Corbiere Lavell cited the work just before Christmas of Canadian Senator Lillian Dyck, among others, who have a campaign seeking to redress the remaining vestiges of sexual discrimination in the Indian Act.
“She is pushing for 61A all the way,” said Corbiere Lavell.
These days, Corbiere Lavell is still keeping her hand in and is active in campaigns to help protect Canadian water resources.
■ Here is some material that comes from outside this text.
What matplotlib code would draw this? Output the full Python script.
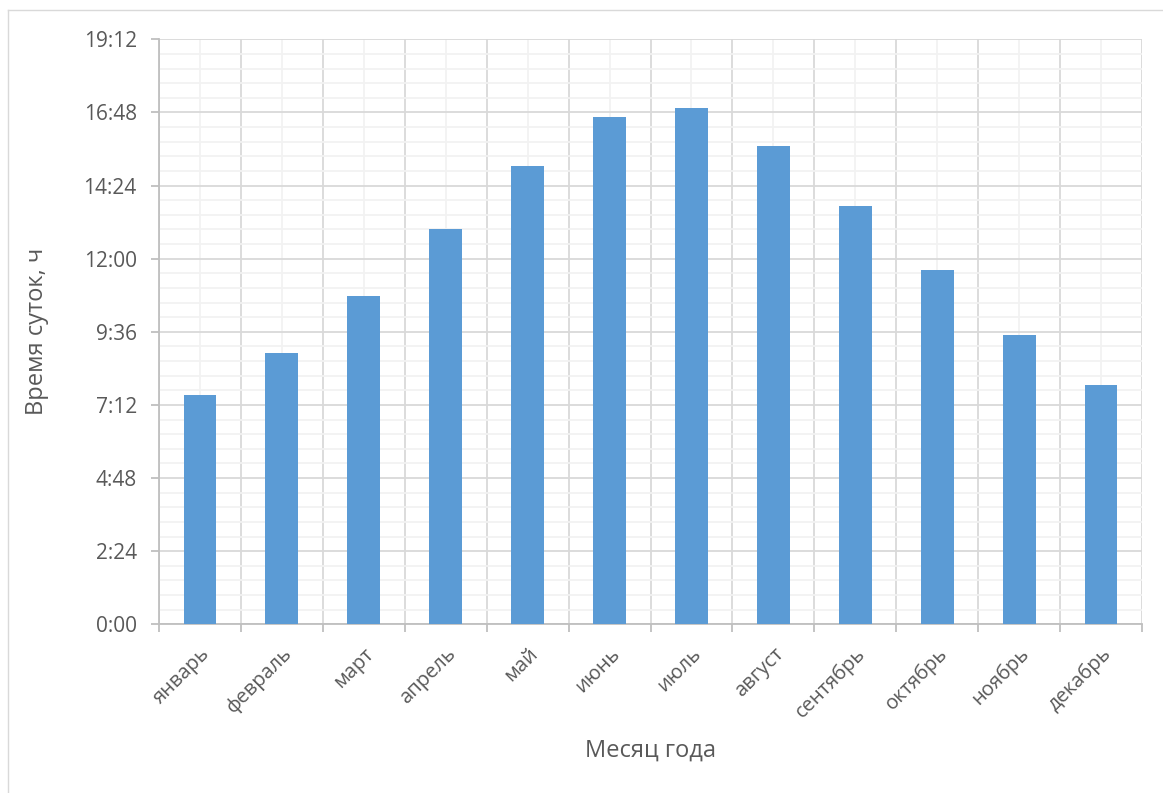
import matplotlib.pyplot as plt
import matplotlib.ticker as mticker
from matplotlib.lines import Line2D
import numpy as np

plt.rcParams['font.family'] = ['Open Sans', 'DejaVu Sans']

# Продолжительность светового дня по месяцам (ч:мин)
months = ['январь', 'февраль', 'март', 'апрель', 'май', 'июнь',
          'июль', 'август', 'сентябрь', 'октябрь', 'ноябрь', 'декабрь']
day_length = ['7:31', '8:54', '10:46', '12:58', '15:02', '16:40',
              '16:57', '15:42', '13:43', '11:37', '9:29', '7:51']

def to_hours(s):
  h, m = s.split(':')
  return int(h) + int(m) / 60

def fmt_time(v, pos=None):
  total = int(round(v * 60))
  return f"{total // 60}:{total % 60:02d}"

hours = [to_hours(s) for s in day_length]
x = np.arange(len(months))

text_col = '#595959'
fig = plt.figure(figsize=(11.63, 7.93), dpi=100)
ax = fig.add_axes([0.1367, 0.2127, 0.9820 - 0.1367, 0.9504 - 0.2127])

ax.bar(x, hours, width=0.4, color='#5b9bd5', zorder=3)

# Ось Y: от 0:00 до 19:12, шаг 2:24
ax.set_ylim(0, 19.2)
ax.yaxis.set_major_locator(mticker.MultipleLocator(2.4))
ax.yaxis.set_minor_locator(mticker.MultipleLocator(0.48))
ax.yaxis.set_major_formatter(mticker.FuncFormatter(fmt_time))

# Ось X: сетка по границам категорий, подписи по центрам
ax.set_xlim(-0.5, len(months) - 0.5)
ax.set_xticks(np.arange(-0.5, len(months), 1.0))
ax.set_xticks(x, minor=True)
ax.set_xticklabels([])
ax.set_xticklabels(months, minor=True)

ax.grid(which='major', color='#d9d9d9', linewidth=1.3, zorder=0)
ax.grid(which='minor', color='#f2f2f2', linewidth=1.3, zorder=0)

ax.tick_params(axis='y', which='major', length=6, width=1.3, color='#bfbfbf',
               labelsize=15, labelcolor=text_col, pad=10)
ax.tick_params(axis='y', which='minor', length=0)
ax.tick_params(axis='x', which='major', length=6, width=1.3, color='#bfbfbf')
ax.tick_params(axis='x', which='minor', length=0, labelsize=14.5,
               labelcolor=text_col, pad=14)
for lbl in ax.get_xticklabels(minor=True):
  lbl.set_rotation(45)
  lbl.set_ha('right')
  lbl.set_va('top')
  lbl.set_rotation_mode('anchor')

for side in ['top', 'right']:
  ax.spines[side].set_visible(False)
for side in ['left', 'bottom']:
  ax.spines[side].set_color('#bfbfbf')
  ax.spines[side].set_linewidth(1.3)

ax.set_ylabel('Время суток, ч', fontsize=17, color=text_col, labelpad=25)
ax.set_xlabel('Месяц года', fontsize=17, color=text_col, labelpad=12)

# Рамка области диаграммы
fig.add_artist(Line2D([7.5 / 1163, 7.5 / 1163], [0, 1 - 10 / 793],
                      color='#d9d9d9', linewidth=1))
fig.add_artist(Line2D([7.5 / 1163, 1], [1 - 10 / 793, 1 - 10 / 793],
                      color='#d9d9d9', linewidth=1))

fig.savefig('out.png', dpi=100, facecolor='white')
She has served as president of the Native Women’s Association of Canada and founded the Ontario Native Women’s Association of Canada; served as a cabinet appointee on the Commission on the Native Justice System, was president of the Nishnawbe Institute, as well as the president of Anduhyaun Inc., an organization that “strives to support Indigenous women and children in their efforts to maintain their cultural identity, self-esteem, economic, physical and spiritual well-being.”
Corbiere Lavell earned a teaching degree from the University of Western Ontario, has worked as a teacher and school principal, co-edited the book "Until Our Hearts Are On the Ground: Aboriginal Mothering, Oppression, Resistance and Rebirth."
In 2009, Corbiere Lavell was honoured nationally, by then Governor General Michaëlle Jean, as one of the first recipients of a Persons Award, an honour that recognizes those who fight for women’s rights in Canada. These Governor General’s Awards are in Commemoration of the Persons Case and were created in 1979 to mark the 50th anniversary of the groundbreaking Persons Case, which changed the course of history for women in Canada. The award was named for the Famous Five, five Alberta women — Emily Murphy, Louise McKinney, Irene Parlbt, Nellie McClung and Henrietta Muir Edwards — fought for women’s rights.
In 2016, Corbiere Lavell received an honourary doctorate of laws from York University — so “recently” may be considered a relative term.
Her daughter, Dawn Harvard, has followed in her mother's footsteps as the youngest-ever president of the Ontario Native Women’s Association.
It was the ONWA that established an award in honour of Ms. Corbiere Lavell in 1987, “to be presented annually to a deserving Native woman demonstrating the same qualities and dedication as Jeannette.”
“We have accomplished a lot,” said Corbiere Lavell looking back on her battle for equal rights and to regain recognition of her heritage. “We have taken many positive steps forward, but there is still a long way to go.”
Some time later this year, Corbiere Lavell will be recognized for her steadfast dedication to the cause of Anishinabe-kwe rights, but although she spends a fair bit of her time enjoying her grandchildren these days—it is for their future that she has no intention of stepping back from her fight.
“We have a duty to those who come after us,” she said.